Karen Garner was plucking purple wildflowers and strolling back to her home in Loveland, Colo., last year when the police spotted her.
A few minutes earlier, the 73-year-old with dementia had walked out of a Walmart without paying for some items worth roughly $14 before returning them to employees outside. Now, as the officer tried to arrest her, she appeared confused and frightened.
“I’m going home,” she pleaded, still clutching the flowers as he wrestled her into handcuffs.
By the time two officers finally forced the 80-pound woman into a cruiser, her family says, her arm was broken, her shoulder was dislocated, and her body was covered in bruises.
Following days of outcry after the release of bodycam footage, the city announced Monday that it is opening an independent probe into Garner’s treatment.

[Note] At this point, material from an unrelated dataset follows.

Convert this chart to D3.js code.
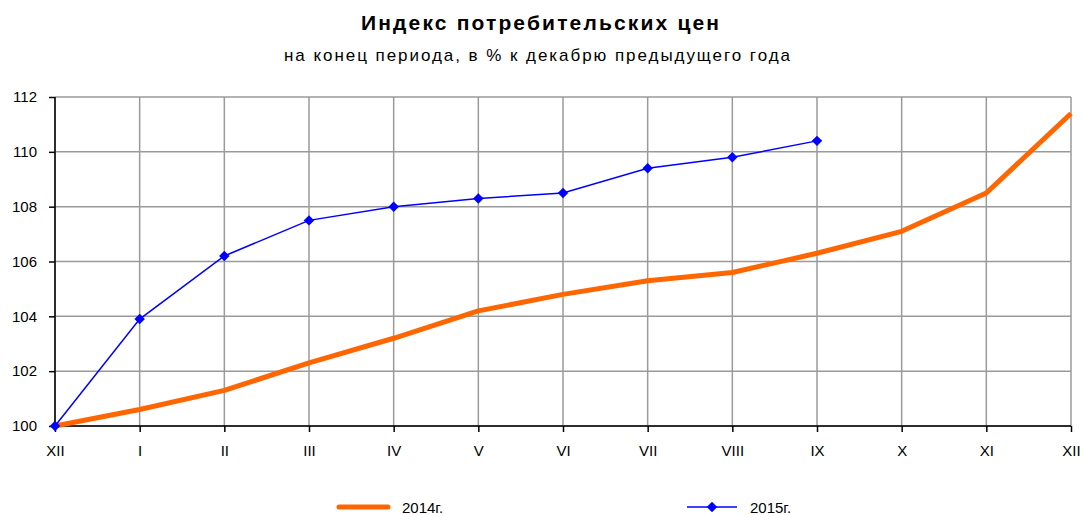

Separately, Colorado’s Eighth Judicial District Attorney Gordon McLaughlin said that his office’s critical response team will investigate whether there was “any potential criminal behavior” by the Loveland officers.
The Loveland Police Department has also suspended Officer Austin Hopp, who initially handcuffed Garner; two others who were on the scene, Officer Daria Jalali and Sgt. Phil Metzler, have been placed on administrative duty while the investigation is carried out.
Garner’s family, which filed a federal lawsuit against the city last week, praised the move by McLaughlin’s office. “This is a small, but long overdue, step in the right direction,” her family said in a statement shared with The Washington Post.
Police have faced increased scrutiny of their treatment of people facing mental crises, particularly after high-profile deaths like that of Daniel T. Prude, who died after Rochester police placed a hood over his head last year amid a mental health emergency. Some cities have begun sending non-police specialists to similar cases, while other departments have mandated training for dealing with mental health crises.
In Garner’s case, her family argued in its federal lawsuit, a mental health crises team would have been a more appropriate response than a violent arrest. In addition to dementia, her family said, she has sensory aphasia, a condition that leaves her unable to understand speech or to communicate easily.
On June 26, Garner had gone to a Walmart near her home in Loveland, a town about 50 miles north of Denver, and then walked out with soda, candy, a T-shirt and cleaning supplies worth $13.88 without paying, according to her family’s lawsuit.
Employees intercepted her outside and took the items back, refusing to take her credit card to pay for them. Confused, Garner left and started walking home.
Walmart employees called police about the incident, but also told dispatchers that Garner was elderly and that they’d already recovered the merchandise.
But when Hopp spotted her walking through a field near the road moments later, he aggressively moved to arrest her, body camera footage showed.
“I don’t think you want to play it this way,” he said as she walked away from him. Garner held her hands in the air, clutching the flowers she’d collected, and then continued walking. “Do you need to be arrested right now?” he asked.
Within seconds, Hopp grabbed her arms and began wrenching them backward to handcuff her. For several minutes, as Garner repeatedly cried that she was “going home,” he struggled with her on the ground, fighting to keep her hands behind her.
Eventually Jalali arrived to help Hopp hold Garner against a cruiser as they continue fighting to pull her arms behind her.
After Garner fell to the ground, a concerned bystander stopped to film the scene. “Do you have to use that much aggression?” the man can be heard asking in the bodycam video.
“Get out of here. This is not your business,” an officer replied.
Prosecutors later dropped the charges against Garner.
In the lawsuit, filed last Thursday in the U.S. District Court of Colorado, Garner’s family argues that her dementia and aphasia left her unable to understand the police officers demands when they attempted to stop her and ordered her to stop struggling.
The family’s attorney, Sarah Schielke, criticized how police approached the incident from the start.
“(Hopp) did not call dispatch or request a mental health unit. He did not waste even one second on calm conversation or explanation,” she writes in the federal complaint. “Instead, he immediately leapt out and physically grabbed Ms. Garner’s left arm, and violently twisted it behind her back. Then he threw her 80- pound body to the ground and climbed on top of her.”
After the lawsuit was filed last week, Loveland Police suspended Hopp and said that it had not received a complaint about the incident before the lawsuit. As the bodycam footage circulated widely over the weekend, local officials were flooded with emails and phone calls about the case, the city said in a statement on Monday.
The city said that its third-party investigation, which will likely be carried out by Loveland’s insurance carrier, will determine whether the officers broke policies in the arrest, the Loveland Reporter Herald reported.
Prosecutors, meanwhile, will carry out a separate criminal probe. That investigation “will not only ensure there is accountability for any potential criminal behavior but will also give our community the information and framework with which to evaluate our performance and have faith in the results of our investigations,” McLaughlin’s office said in a statement.
Loveland’s police chief, Robert Ticer, will address the city council on Tuesday as local lawmakers discuss the case.